In C we usually do binary floating point with the double datatype. This is shorthand for double precision and reflects the fact that C also has a float datatype that only uses 32 bits instead of 64. We can see this type in action here:

/* double.c */

#include <stdio.h>

int main(int argc, char *argv[])
{
  double x = 1 / 3.0;

  printf("x = %f\n", x);
  printf("x = %.10f\n", x);
  printf("x = %.20f\n", x);

  return 0;
}

Running this gives

$ make
gcc -std=c99 -Wall double.c -o double.exe
$ ./double.exe
x = 0.333333
x = 0.3333333333
x = 0.33333333333333331483

Note that when printing a variable of type double we need to use the %f format code instead of the %d code.
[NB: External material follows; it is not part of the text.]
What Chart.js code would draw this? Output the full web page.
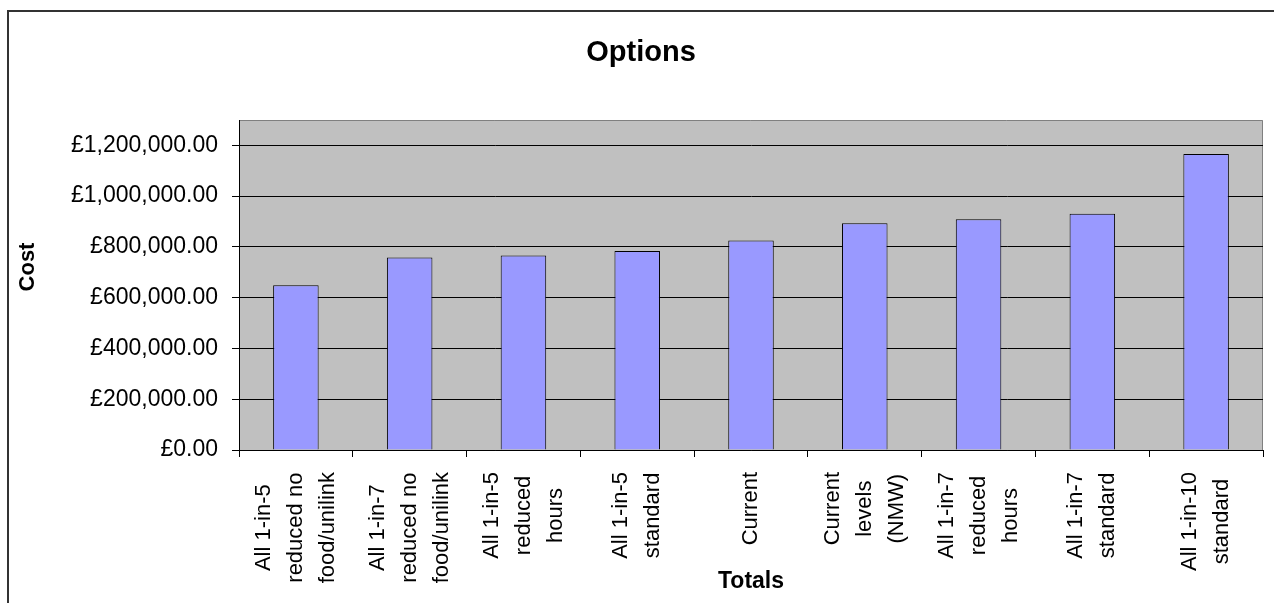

This is f for floating point. We can specify the number of decimal places to print with e.g. %.10f for 10 d.p. Notice that if we try to print too many digits then gibberish comes out. This is because x does not hold the exact value \(\frac{1}{3}\) which cannot be exactly represented in binary floating point.

Mathematical functions

Part of the point of using floating point is to be able to do scientific calculations so naturally we have all of the usual scientific functions, like \(\sin\), \(\cos\) etc. In Python these are found in the math module and in C we get them from the math.h header. This shows how to compute the square root of a number in binary floating point:

/* sqrt.c */

#include <stdio.h>
#include <math.h>  // for the sqrt function

int main(int argc, char *argv[])
{
  double y = 2;

  double sqrty = sqrt(y); // call sqrt

  printf("sqrt(%f) = %f\n", y, sqrty);

  return 0;
}

To compile this we need to tell gcc to link with the math library which we do by giving an additional argument -lm to the compiler e.g.:

$ make
gcc -std=c99 -Wall sqrt.c -o sqrt.exe -lm
$ ./sqrt.exe
sqrt(2.000000) = 1.414214

Exercises

We can also print floating point numbers in different formats using e.g. the %e or %g codes (try these out with both large and small numbers.) What does %3.3e do?

The math.h header also defines other functions that we can use e.g. sin, cos(x), exp(x), pow(x, y), log(x), etc. Try them out. Do they use degrees or radians? What base does log use? What does log(-1) or sqrt(-1) give?